In recent months, the California consultant has launched a one-man lobbying effort to get his Senate hearing scheduled. Mamet has asked supporters to urge Menendez to advance the appointment, according to more than a half dozen donors and fundraisers he has contacted since his nomination.

At the Ritz-Carlton Hotel last month in Washington, while attending the annual dinner for the National Democratic Institute, Mamet was seen "working the room," asking friends at the event to appeal to Menendez's office on his behalf, a donor in attendance said. Another donor familiar with Mamet's ongoing effort said the calls to Menendez's office have been "heavy-handed" — like "phone-banking."

A Menendez aide said the Foreign Relations Committee staff has received calls of support from Democrats who have worked with Mamet. But the aide added that the number of calls has not been "out of the ordinary."

Menendez's chief of staff, Danny O'Brien, met with Mamet early last month.

It's unclear whether concerns over Mamet or his qualifications had any role in the delay over his nomination hearing before the committee.

The senator has for months slow-walked a host of ambassador nominations for positions in Central and South America as a protest over the administration's policy on Cuba. Menendez favors tighter sanctions on the communist regime there, while Obama has made some conciliatory gestures.

There are now 62 nominees at every level pending before the committee.
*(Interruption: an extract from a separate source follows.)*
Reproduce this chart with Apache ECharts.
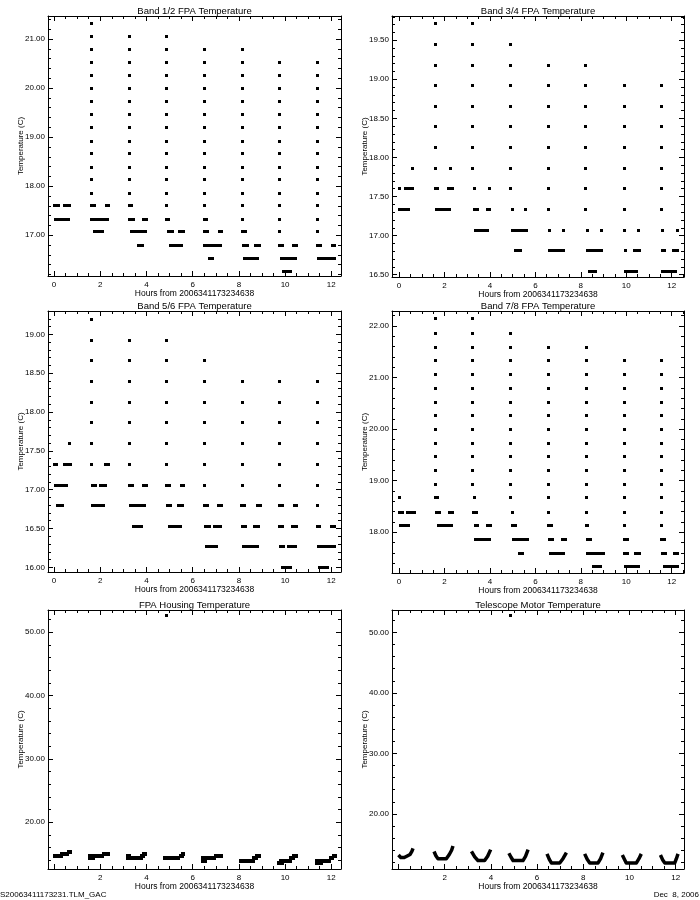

But Mamet is the only ambassador-rank pick since late July — with the exception of the four most recent nominees, announced within the last month and a half — who has not yet had a hearing scheduled by Menendez's committee.

An aide with the Senate Foreign Relations Committee, which is frequently in contact with the White House regarding nominees, said it has been "several weeks" since their staff has heard from the administration on the issue of Mamet's hearing.

But a White House aide attributed the quiet spell to the recent December recess. "We've been in touch with them every week they've been in session on all of our nominees, including Noah Mamet, and hope the committee moves on these nominations swiftly," the administration official said.

Mamet referred questions to a State Department official, who noted that dozens of presidential nominees are still in limbo because of congressional gridlock.